The Chron dispatched Allan Turner to profile one of Houston’s many animal rescue organizations, Scout’s Honor:
Since its start in May, the Houston volunteer group has rescued at least 150 animals from extreme peril. More than 100 of them have been placed in loving homes. But even with the success of Scout’s Honor and similar volunteer groups around the city, the need is never met. “There’s a need for 100 groups to do this in the Houston area,” said President Dana Dicker. “There are just more animals than there are rescuers.”
Scout’s Honor, named after a rescued spaniel mix who did not survive, consists of six core members and a citywide network of volunteers and temporary caretakers.

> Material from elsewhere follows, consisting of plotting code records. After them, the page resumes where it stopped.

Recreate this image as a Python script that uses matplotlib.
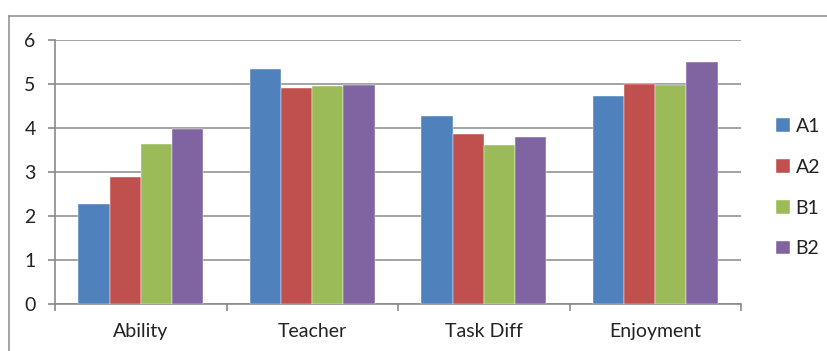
import matplotlib
matplotlib.use("Agg")
import matplotlib.pyplot as plt
import numpy as np
from matplotlib.lines import Line2D

categories = ["Ability", "Teacher", "Task Diff", "Enjoyment"]
series_names = ["A1", "A2", "B1", "B2"]
a1 = [2.27, 5.33, 4.27, 4.72]
a2 = [2.88, 4.91, 3.86, 5.00]
b1 = [3.64, 4.95, 3.61, 4.97]
b2 = [3.97, 4.97, 3.80, 5.49]
colors = ["#4F81BD", "#C0504D", "#9BBB59", "#8064A2"]

plt.rcParams["font.family"] = ["Lato", "DejaVu Sans"]

fig = plt.figure(figsize=(8.27, 3.51), dpi=100)
fig.patch.set_facecolor("white")
ax = fig.add_axes([55 / 827, 1 - 303.7 / 351, (741 - 55) / 827, (303.7 - 40) / 351])

# outer chart border (open towards right/bottom edges)
fig.add_artist(Line2D([8.5 / 827, 1.0], [1 - 15.5 / 351] * 2, color="#8c8c8c", lw=1.1,
                      transform=fig.transFigure))
fig.add_artist(Line2D([8.5 / 827] * 2, [0.0, 1 - 15.5 / 351], color="#8c8c8c", lw=1.1,
                      transform=fig.transFigure))

x = np.arange(len(categories))
bw = 1 / (4 + 1.5)
for i, (vals, name) in enumerate(zip([a1, a2, b1, b2], series_names)):
    ax.bar(x + (i - 1.5) * bw, vals, width=bw, color=colors[i], label=name,
           edgecolor="white", linewidth=0.3, zorder=3)

ax.set_xlim(-0.5, len(categories) - 0.5)
ax.set_ylim(0, 6)
ax.set_yticks(range(7))
ax.yaxis.grid(True, color="#8a8a8a", linewidth=1.1, zorder=0)
ax.set_axisbelow(True)

for s in ["top", "right"]:
    ax.spines[s].set_visible(False)
for s in ["left", "bottom"]:
    ax.spines[s].set_color("#8a8a8a")
    ax.spines[s].set_linewidth(1.2)

ax.set_xticks(x)
ax.set_xticklabels(categories)
ax.set_xticks(np.arange(-0.5, len(categories)), minor=True)
ax.tick_params(axis="x", which="major", length=0, pad=14, labelsize=14, colors="#222222")
ax.tick_params(axis="x", which="minor", length=5, width=1.2, color="#8a8a8a", direction="out")
ax.tick_params(axis="y", length=5, width=1.2, color="#8a8a8a", pad=9, labelsize=14,
               labelcolor="#222222")

leg = ax.legend(loc="center left", bbox_to_anchor=(1.04, 0.44), frameon=False,
                fontsize=14, handlelength=0.7, handleheight=0.7, handletextpad=0.3,
                labelspacing=1.22, borderaxespad=0)
for t in leg.get_texts():
    t.set_color("#222222")

fig.savefig("out.png", dpi=100, facecolor="white")
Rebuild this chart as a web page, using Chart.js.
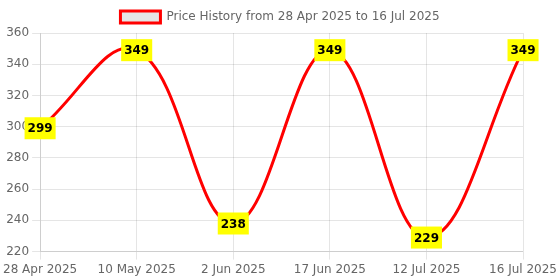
<!DOCTYPE html>
<html>
<head>
<meta charset="utf-8">
<script src="https://cdn.jsdelivr.net/npm/chart.js@4"></script>
<style>
    html, body { margin: 0; padding: 0; background: #fff; }
    #wrap { width: 560px; height: 280px; }
</style>
</head>
<body>
<div id="wrap"><canvas id="price-chart"></canvas></div>
<script>
// Price history data
const dateLabels = ['28 Apr 2025', '10 May 2025', '2 Jun 2025', '17 Jun 2025', '12 Jul 2025', '16 Jul 2025'];
const priceValues = [299, 349, 238, 349, 229, 349];
const yTicks = [220, 240, 260, 280, 300, 320, 340, 360];

Chart.defaults.font.family = "'DejaVu Sans', sans-serif";
Chart.defaults.font.size = 12;
Chart.defaults.color = '#666';

// Yellow value labels drawn on each point
const valueLabels = {
    id: 'valueLabels',
    afterDatasetsDraw(chart) {
        const ctx = chart.ctx;
        const meta = chart.getDatasetMeta(0);
        ctx.save();
        ctx.font = "bold 12px 'DejaVu Sans', sans-serif";
        ctx.textAlign = 'center';
        ctx.textBaseline = 'middle';
        meta.data.forEach((pt, i) => {
            const txt = String(chart.data.datasets[0].data[i]);
            const w = ctx.measureText(txt).width + 6;
            const h = 22;
            ctx.fillStyle = '#ffff00';
            ctx.fillRect(pt.x - w / 2, pt.y - h / 2, w, h);
            ctx.fillStyle = '#000';
            ctx.fillText(txt, pt.x, pt.y + 1);
        });
        ctx.restore();
    }
};

new Chart(document.getElementById('price-chart'), {
    type: 'line',
    data: {
        labels: dateLabels,
        datasets: [{
            label: 'Price History from 28 Apr 2025 to 16 Jul 2025',
            data: priceValues,
            borderColor: '#ff0000',
            backgroundColor: 'rgba(0,0,0,0.1)',
            borderWidth: 3,
            tension: 0.4,
            pointRadius: 0,
            fill: false
        }]
    },
    options: {
        responsive: true,
        maintainAspectRatio: false,
        animation: false,
        layout: { padding: { top: 1 } },
        plugins: {
            legend: { display: true },
            tooltip: { enabled: false }
        },
        scales: {
            x: {
                grid: { color: 'rgba(0,0,0,0.1)' },
                ticks: { maxRotation: 0, autoSkip: false }
            },
            y: {
                min: yTicks[0],
                max: yTicks[yTicks.length - 1],
                afterBuildTicks: axis => { axis.ticks = yTicks.map(v => ({ value: v })); },
                grid: { color: 'rgba(0,0,0,0.1)' }
            }
        }
    },
    plugins: [valueLabels]
});
</script>
</body>
</html>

The group’s founders, Dicker said, previously worked with other rescue groups, some of which were selective in which breeds would be saved. Scout’s Honor accepts all comers.
“We do not discriminate in breed, age, health or injuries,” she said.
Discriminate? That’s a strangely pejorative term to use just after lamenting that the city needs more rescue groups. The fact is, the city could use more animal rescue groups. But there are also many existing groups that have been doing fine rescue work for many years (not just since May), some of which specialize in rescuing and placing certain breeds for adoption. It probably was not Ms. Dicker’s intent to slight them with her comment, but it sort of came off that way.
Incidentally, the second paragraph of this profile was strange:
It’s about those other dogs and cats, the luckless, the abandoned, sick or tortured, who struggle simply to survive. It’s about those animals that would wish — if animals were capable of wishing — simply to die and be done with the pain.
If animals were capable of wishing? Okay!
Turner sometimes pens installments of the Chron Eye for the Death Row Killer Guy, so maybe he just couldn’t help himself.
But, it’s nice to see animal rescue work get some media attention in any case.